Speed Ills! Reckless Driving on the Rise in Car Ads, Study Shows
Ad nauseum.
The percentage of car commercials that depict vehicles being used in an unsafe manner such as speeding is rising — and corresponds to a rise in crash fatalities linked to speeding, a new report shows.
In a review of hundreds of car ads aired in 2018, 2020 and 2022, the Insurance Industry for Highway Safety found that 43 percent of the ads emphasized speed or speeding; maneuverability; power; stopping; or traction.
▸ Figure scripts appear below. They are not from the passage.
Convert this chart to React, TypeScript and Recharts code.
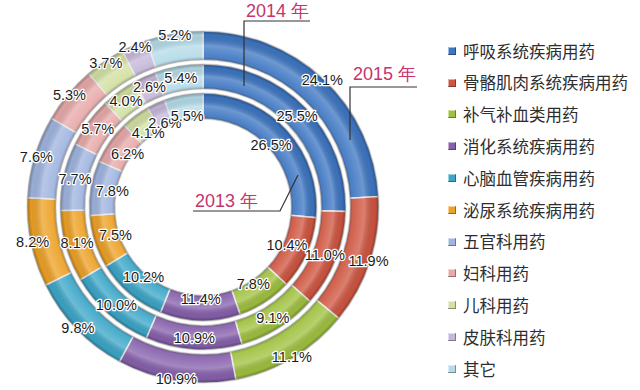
import React from 'react';
import { PieChart, Pie, Cell, Legend } from 'recharts';

const categories = [
  '呼吸系统疾病用药',
  '骨骼肌肉系统疾病用药',
  '补气补血类用药',
  '消化系统疾病用药',
  '心脑血管疾病用药',
  '泌尿系统疾病用药',
  '五官科用药',
  '妇科用药',
  '儿科用药',
  '皮肤科用药',
  '其它',
];
const share2013 = [26.5, 10.4, 7.8, 11.4, 10.2, 7.5, 7.8, 6.2, 4.1, 2.6, 5.5];
const share2014 = [25.5, 11.0, 9.1, 10.9, 10.0, 8.1, 7.7, 5.7, 4.0, 2.6, 5.4];
const share2015 = [24.1, 11.9, 11.1, 10.9, 9.8, 8.2, 7.6, 5.3, 3.7, 2.4, 5.2];
const yearLabels = ['2013 年', '2014 年', '2015 年'];

const colors = [
  '#3d76c2',
  '#cf5540',
  '#9fc13e',
  '#8660ac',
  '#3ba6c8',
  '#eda125',
  '#9fb4df',
  '#e8a9a9',
  '#d2e0a2',
  '#c5b7d9',
  '#b3dbe8',
];

const CX = 203;
const CY = 207;
const RMAX = 176;
const RADIAN = Math.PI / 180;

// label radius offset measured from each ring's inner edge
const rings = [
  { key: 'y2013', values: share2013, inner: 88, outer: 114, labelShift: 4 },
  { key: 'y2014', values: share2014, inner: 118, outer: 143, labelShift: 13 },
  { key: 'y2015', values: share2015, inner: 147, outer: 176, labelShift: 27 },
];

const font = '"Liberation Sans", Arial, sans-serif';

function makeLabel(shift: number) {
  return (props: any) => {
    const { cx, cy, midAngle, innerRadius, value } = props;
    const r = innerRadius + shift;
    const x = cx + r * Math.cos(-midAngle * RADIAN);
    const y = cy + r * Math.sin(-midAngle * RADIAN);
    return (
      <text
        x={x}
        y={y}
        textAnchor="middle"
        dominantBaseline="central"
        fontSize={14.5}
        fontFamily={font}
        fill="#1c1c1c"
        stroke="#ffffff"
        strokeWidth={2.5}
        paintOrder="stroke"
        strokeLinejoin="round"
      >
        {`${Number(value).toFixed(1)}%`}
      </text>
    );
  };
}

function LegendList() {
  return (
    <div style={{ fontFamily: '"Noto Sans CJK SC", sans-serif' }}>
      {categories.map((c, i) => (
        <div key={c} style={{ display: 'flex', alignItems: 'center', height: 31.8 }}>
          <span
            style={{
              width: 8,
              height: 8,
              background: colors[i],
              boxShadow: 'inset -1px -1px 0 rgba(0,0,0,0.35), inset 1px 1px 0 rgba(255,255,255,0.5)',
              marginRight: 7,
              flex: 'none',
            }}
          />
          <span style={{ fontSize: 16.5, color: '#2e2e2e', whiteSpace: 'nowrap', lineHeight: 1 }}>{c}</span>
        </div>
      ))}
    </div>
  );
}

export default function App() {
  return (
    <div style={{ position: 'absolute', left: 0, top: 0, width: 640, height: 390, background: '#fff' }}>
      <PieChart width={640} height={390} margin={{ top: 0, right: 0, bottom: 0, left: 0 }}>
        <defs>
          {rings.map((ring) => {
            const a = ring.inner / RMAX;
            const b = ring.outer / RMAX;
            const m = (a + b) / 2;
            return (
              <radialGradient key={ring.key} id={`bevel-${ring.key}`} cx={CX} cy={CY} r={RMAX} gradientUnits="userSpaceOnUse">
                <stop offset={a} stopColor="#000" stopOpacity={0.3} />
                <stop offset={a + 4 / RMAX} stopColor="#fff" stopOpacity={0.08} />
                <stop offset={m} stopColor="#fff" stopOpacity={0.25} />
                <stop offset={b - 4 / RMAX} stopColor="#000" stopOpacity={0.04} />
                <stop offset={b} stopColor="#000" stopOpacity={0.32} />
              </radialGradient>
            );
          })}
        </defs>
        {rings.map((ring) => (
          <Pie
            key={ring.key}
            data={ring.values.map((v, i) => ({ name: categories[i], value: v }))}
            dataKey="value"
            cx={CX}
            cy={CY}
            innerRadius={ring.inner}
            outerRadius={ring.outer}
            startAngle={90}
            endAngle={-270}
            stroke="#e6e6e6"
            strokeWidth={1.5}
            isAnimationActive={false}
            legendType="none"
          >
            {ring.values.map((_, i) => (
              <Cell key={i} fill={colors[i]} />
            ))}
          </Pie>
        ))}
        {rings.map((ring) => (
          <Pie
            key={`${ring.key}-shade`}
            data={ring.values.map((v, i) => ({ name: categories[i], value: v }))}
            dataKey="value"
            cx={CX}
            cy={CY}
            innerRadius={ring.inner}
            outerRadius={ring.outer}
            startAngle={90}
            endAngle={-270}
            fill={`url(#bevel-${ring.key})`}
            stroke="none"
            labelLine={false}
            label={makeLabel(ring.labelShift)}
            isAnimationActive={false}
            legendType="none"
          />
        ))}
        <Legend
          layout="vertical"
          verticalAlign="top"
          align="right"
          content={() => <LegendList />}
          wrapperStyle={{ left: 448, top: 35, width: 190 }}
        />
      </PieChart>
      <svg width={640} height={390} style={{ position: 'absolute', left: 0, top: 0, pointerEvents: 'none' }}>
        <g fill="#c7336b" fontSize={18} fontFamily={font}>
          <text x={195} y={207}>{yearLabels[0]}</text>
          <text x={246} y={17}>{yearLabels[1]}</text>
          <text x={353} y={80}>{yearLabels[2]}</text>
        </g>
        <g stroke="#333" strokeWidth={1.2} fill="none">
          <polyline points="193,211 280,211 298,175" />
          <polyline points="310,21 244,21 244,86" />
          <polyline points="417,87 350,87 350,140" />
        </g>
      </svg>
    </div>
  );
}
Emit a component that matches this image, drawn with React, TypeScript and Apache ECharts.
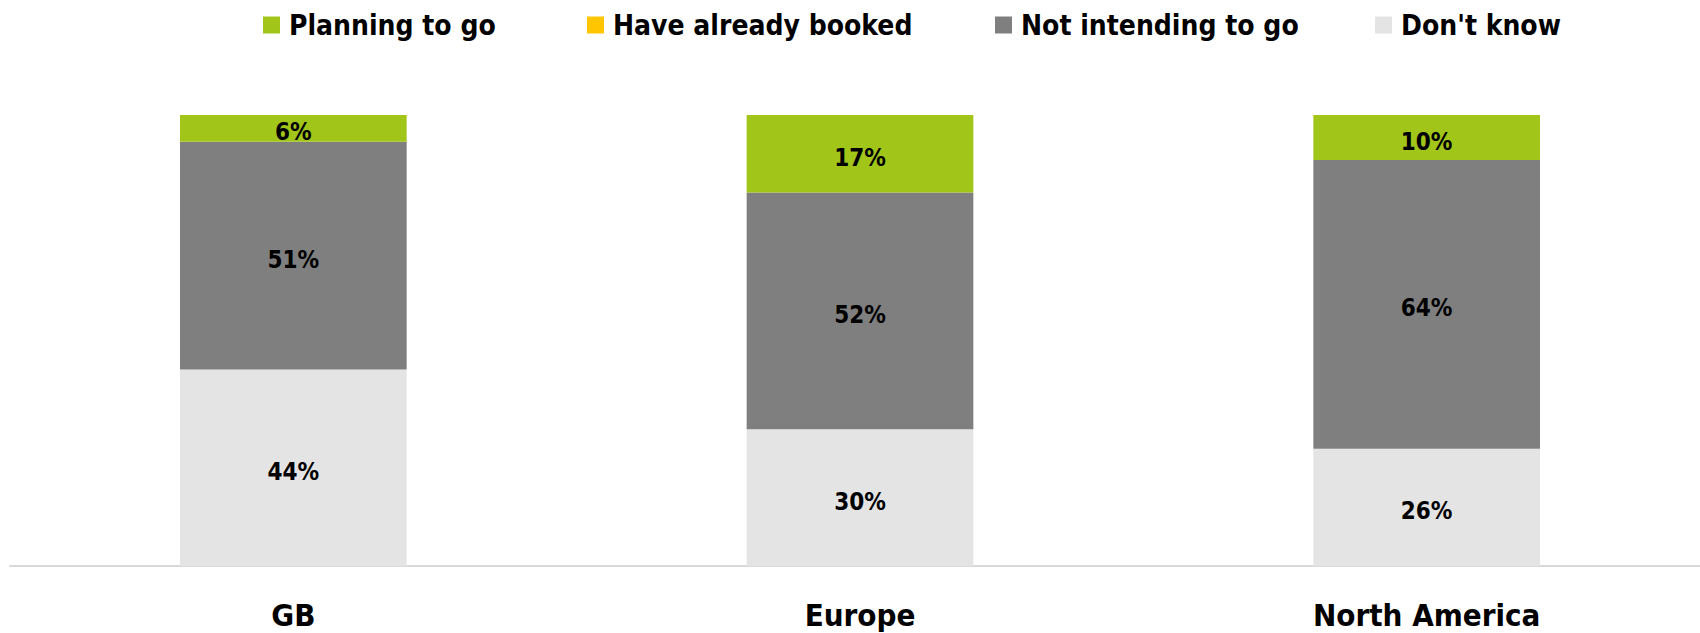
import React, { useEffect, useRef } from "react";
import * as echarts from "echarts";

const categories = ["GB", "Europe", "North America"];
const seriesNames = ["Planning to go", "Have already booked", "Not intending to go", "Don't know"];
const planningToGo = [6, 17, 10];
const alreadyBooked = [0, 0, 0];
const notIntending = [51, 52, 64];
const dontKnow = [44, 30, 26];
const colors = ["#A2C51A", "#FFC600", "#7F7F7F", "#E4E4E4"];
const legendLefts = [263, 587, 995, 1375];

const FONT = "DejaVu Sans Condensed";

export default function App() {
  const ref = useRef<HTMLDivElement>(null);
  useEffect(() => {
    if (!ref.current) return;
    const chart = echarts.init(ref.current, null, { renderer: "svg" });
    const raw = [planningToGo, alreadyBooked, notIntending, dontKnow];
    const totals = categories.map((_, i) => raw.reduce((s, arr) => s + arr[i], 0));
    // 100% stacked: bottom-up order Don't know, Not intending, Booked, Planning
    const order = [3, 2, 1, 0];
    const series = order.map((k) => ({
      name: seriesNames[k],
      type: "bar",
      stack: "total",
      barWidth: "40%",
      itemStyle: { color: colors[k] },
      data: raw[k].map((v, i) => ({ value: (v / totals[i]) * 100, raw: v })),
      label: {
        show: true,
        position: "inside",
        offset: [0, 4],
        formatter: (p: any) => (p.data.raw > 0 ? p.data.raw + "%" : ""),
        color: "#000",
        fontFamily: FONT,
        fontSize: 24,
        fontWeight: "bold",
      },
    }));
    const legends = seriesNames.map((name, i) => ({
      data: [name],
      top: 11,
      left: legendLefts[i],
      padding: 0,
      icon: "rect",
      itemWidth: 17,
      itemHeight: 17,
      textStyle: {
        fontFamily: FONT,
        fontSize: 28,
        fontWeight: "bold",
        color: "#000",
        padding: [0, 0, 0, 4],
      },
    }));
    chart.setOption({
      animation: false,
      legend: legends,
      grid: {
        left: 10,
        width: 1700,
        top: 115,
        bottom: 67,
        containLabel: false,
        outerBoundsMode: "none",
      },
      xAxis: {
        type: "category",
        data: categories,
        axisLine: { show: true, lineStyle: { color: "#D9D9D9", width: 2 } },
        axisTick: { show: false },
        axisLabel: {
          margin: 33,
          fontFamily: FONT,
          fontSize: 31,
          fontWeight: "bold",
          color: "#000",
        },
      },
      yAxis: {
        type: "value",
        min: 0,
        max: 100,
        show: false,
        splitLine: { show: false },
      },
      series,
    });
    return () => chart.dispose();
  }, []);
  return (
    <div
      ref={ref}
      style={{ position: "absolute", left: 0, top: 0, width: 1700, height: 633 }}
    />
  );
}
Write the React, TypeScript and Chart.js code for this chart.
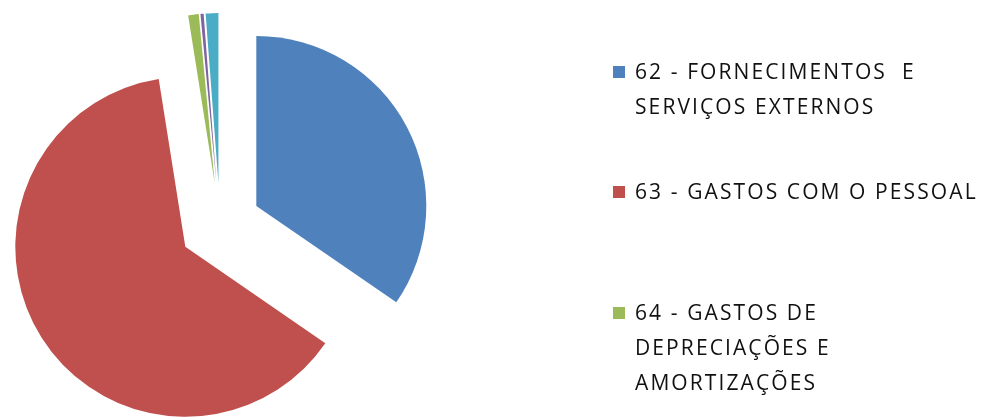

In the subset of these “performance ads,” 16 percent included speed or speeding and 28 percent emphasized traction.
By comparison, only 8 percent of all ads highlighted safety.
And even though “traction” might sound innocuous, only one of 10 of those “traction” ads were also categorized as a “safety” ad, meaning the car’s allegedly great traction was not mentioned to demonstrate its capability for avoiding a crash, but, instead, to depict or evoke vehicles “kicking up clouds of dust on remote dirt tracks, zooming down the beach or rumbling over boulders in the mountains,” the report states.
IIHS President David Harkey acknowledged that the ads all have fine print reminding viewers that the action is confined to a closed course with a professional driver, “but the message they convey is that you can drive this way too.
“Showing a stunt driver zooming around a tight turn in the rain might seem harmless, but these ads reinforce our cultural obsession with speed,” he added.
IIHS Research Scientist Amber Woods, the lead author of the study, pointed out that TV and social media tend to normalize fringe behavior like reckless driving.
“Advertising like this has helped normalize speeding, masking how dangerous it is,” Woods said. “Just think about how different attitudes are toward speeding versus impaired
driving.
“The vast majority of viewers are never going to take their vehicle through a mountain stream or up a sand dune, but this kind of ad could influence the way they drive in risky on-road conditions — in rainy or snowy weather, for instance,” Woods added.
The Insurance Institute has long monitored Big Car messaging. Depictions of reckless driving have also been a longtime staple of the movies, dating back from the Silent Era (looking at you, “The Speed Kings“) through to the “Fast and Furious” franchise. But TV and movies offer vicarious thrills, while ads are specifically about persuasion.
“Many of them present high-performance driving as something consumers can purchase and experience,” the IIHS said in a statement.
The breakdown
The study looked at 2,500 ads that aired in the three years in question.
One possible reason for the ads’ increased emphasis on machismo could simply be Detroit’s desperation to convince car buyers that bulky, utilitarian SUVs are high-performance vehicles or even sports cars. SUV ads that emphasized performance rose from 28 percent in 2018 to 45 percent in 2022 — an increase of 60 percent.
Over the same period, the share of ads focused specifically on speed rose from 14 percent to 19 percent while the share of ads highlighting safety fell from 11 percent to 3 percent — a decline of 72 percent.
Meanwhile, 11,288 lives were lost in speed-related crashes, comprising 29 percent of all road deaths, the IIHS reported. Harkey put two and two together.
“This study highlights the cultural dimension of our road safety crisis,” he said. “Automakers and broadcasters need to start treating unsafe speed the same way they would drunk driving or failure to use a seat belt.”
(Perhaps car ads reached a nadir during the period in question, given that it overlaps with the period when Streetsblog was running its “America’s Most Toxic Car Ad” contest, which eventually crowned a Chevy pickup truck.)
The unshakeable conclusion is that more regulation is needed to reduce how much recklessness car makers can show — regulation that is widespread in other countries that, predictably, have lower rates of crashes and injuries.
Advert standards in the United Kingdom, for example, prohibit ads that encourage dangerous driving by restricting messages about power, acceleration or handling (unless the context clearly relates to safety, such as swerving to avoid a crash).
And in France, car makers’ ads must also emphasize walking and safety and encourage less driving.